Friday's Labor Folklore 
Con Carbon, Minstrel of the Mine Patch


 



The Wobblies
In 1905 the Industrial Workers of the World (IWW) was organized in Chicago. Nicknamed "the Wobblies" the IWW set out to organize the downtrodden and the dispossessed, that large body of unskilled workers of factory and field who were generally considered unorganizable by the American Federation of Labor, then the major trade union organization in the United States.

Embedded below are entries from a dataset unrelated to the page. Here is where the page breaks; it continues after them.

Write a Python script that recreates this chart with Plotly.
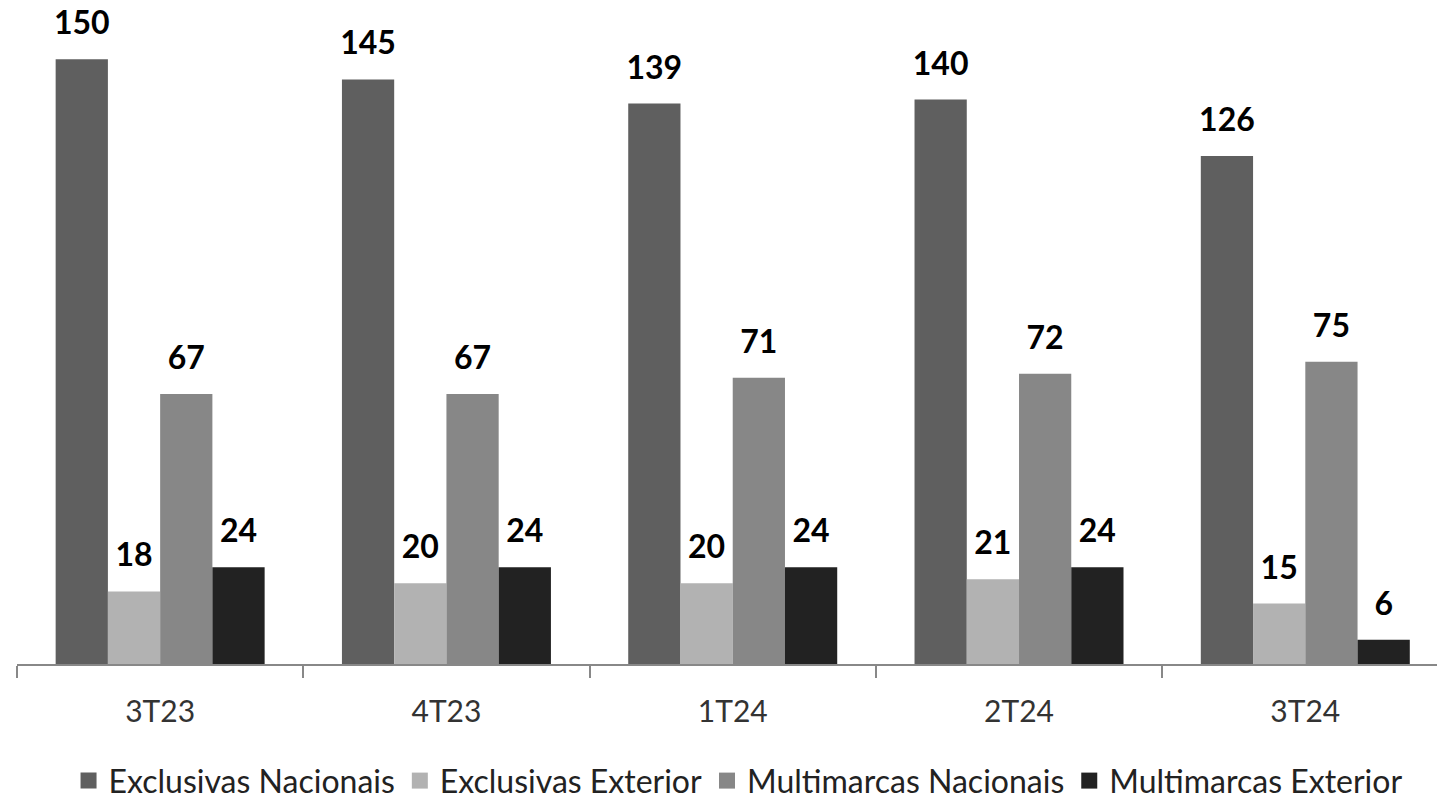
import plotly.graph_objects as go

categories = ["3T23", "4T23", "1T24", "2T24", "3T24"]
series_names = ["Exclusivas Nacionais", "Exclusivas Exterior", "Multimarcas Nacionais", "Multimarcas Exterior"]
exclusivas_nacionais = [150, 145, 139, 140, 126]
exclusivas_exterior = [18, 20, 20, 21, 15]
multimarcas_nacionais = [67, 67, 71, 72, 75]
multimarcas_exterior = [24, 24, 24, 24, 6]
series_values = [exclusivas_nacionais, exclusivas_exterior, multimarcas_nacionais, multimarcas_exterior]
colors = ["#5f5f5f", "#b2b2b2", "#878787", "#222222"]

FONT = "Lato"
fig = go.Figure()
for i, (name, vals, col) in enumerate(zip(series_names, series_values, colors)):
    fig.add_trace(go.Bar(
        x=categories, y=vals, name=name, marker=dict(color=col, line=dict(width=0)),
        offsetgroup=str(i), showlegend=False, legendgroup=name,
    ))
for i, (name, vals, col) in enumerate(zip(series_names, series_values, colors)):
    fig.add_trace(go.Scatter(
        x=categories, y=vals, mode="markers+text", text=[f"<b>{v}</b>" for v in vals],
        textposition="top center", textfont=dict(family=FONT, size=32, color="#000000"),
        marker=dict(size=25.6, opacity=0), showlegend=False, hoverinfo="skip",
        offsetgroup=str(i), cliponaxis=False,
    ))
# legend entries (square swatches)
for i, (name, col) in enumerate(zip(series_names, colors)):
    fig.add_trace(go.Scatter(
        x=[None], y=[None], mode="markers", name=name, legendgroup=name,
        marker=dict(symbol="square", size=20, color=col), offsetgroup=str(i),
        hoverinfo="skip",
    ))

fig.update_layout(
    width=1437, height=800,
    margin=dict(l=17, r=0, t=0, b=136),
    paper_bgcolor="white", plot_bgcolor="white",
    barmode="group", bargap=0.27, bargroupgap=0,
    scattermode="group", scattergap=0.27,
    font=dict(family=FONT, size=30, color="#333333"),
    showlegend=True,
    legend=dict(orientation="h", xref="container", yref="container",
                x=0.5136, xanchor="center", y=0.024, yanchor="middle",
                font=dict(family=FONT, size=32, color="#222222"), itemwidth=30,
                traceorder="normal"),
    xaxis=dict(type="category", range=[-0.5, 4.46], showline=True, linecolor="#888888", linewidth=2,
               ticks="outside", tickson="boundaries", ticklen=12, tickwidth=2, tickcolor="#888888",
               ticklabelstandoff=20,
               showgrid=False, zeroline=False, tickfont=dict(family=FONT, size=30, color="#333333")),
    yaxis=dict(range=[0, 164.7], visible=False, showgrid=False, zeroline=False),
)

fig.write_html("out.html", config={"displayModeBar": False},
               post_script="document.body.style.margin='0px';")
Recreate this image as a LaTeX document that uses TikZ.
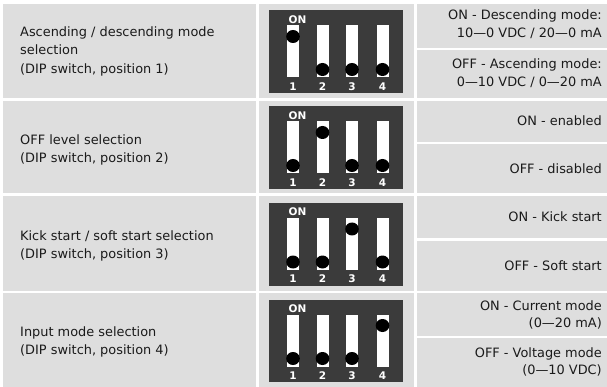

The Wobblies knew how to use the power of music and poetry to agitate and organize.  In 1908 they published the first edition of their "Little Red Songbook" which went on to sell thousands of copies each year.  On its cover it carried the slogan: "IWW Songs -- To Fan the Flames of Discontent."  In 1956, the 29th edition appeared to commemorate the 50th anniversary of the IWW.

The IWW offered hope of a better and brighter tomorrow.  "Sing and fight" was their cry, and many Wobbly poets shaped their grievances into song.  Some of the best known were T-Bone Slim, Harry McClintock, Richard Brazier, Joe Hill and Ralph Chaplin.

Edited from "Songs of Work and Protest" by Edith Fowke and Joe Glazer.  

The Rebel Girl

sung by

Hazel Dickens

(4:00 min. music video)

 

Elizabeth Gurley Flynn

(1890 - 1964)

A labor leader, political activist and feminist Elizabeth Gurley Flynn played a leading role in the Industrial Workers of the World (IWW).  At age 19 she declared "my sole aim in life is to do all in my power to right the wrongs and lighten the burdens of the laboring class." A pacifist and suffragist she was a founder of the American Civil Liberties Union (ACLU).  In the 1950s she was attacked by right-wingers led by Sen. Joe McCarthy and served 2 years in prison for her political beliefs.  In 1915 she visited  Joe Hill in his Salt Lake City jail cell as he awaited execution by a firing squad. Joe wrote the song "The Rebel Girl" and dedicated it to her.  Hazel Dickens modernized some of the lyrics.  Click on the link (above) and listen to the voice of Gurley Flynn speaking; it serves as an intro to Hazel's song.

There can be no peace so long as hunger and want are found among millions of the working people and the few, who make up the employing class, have all the good things of life.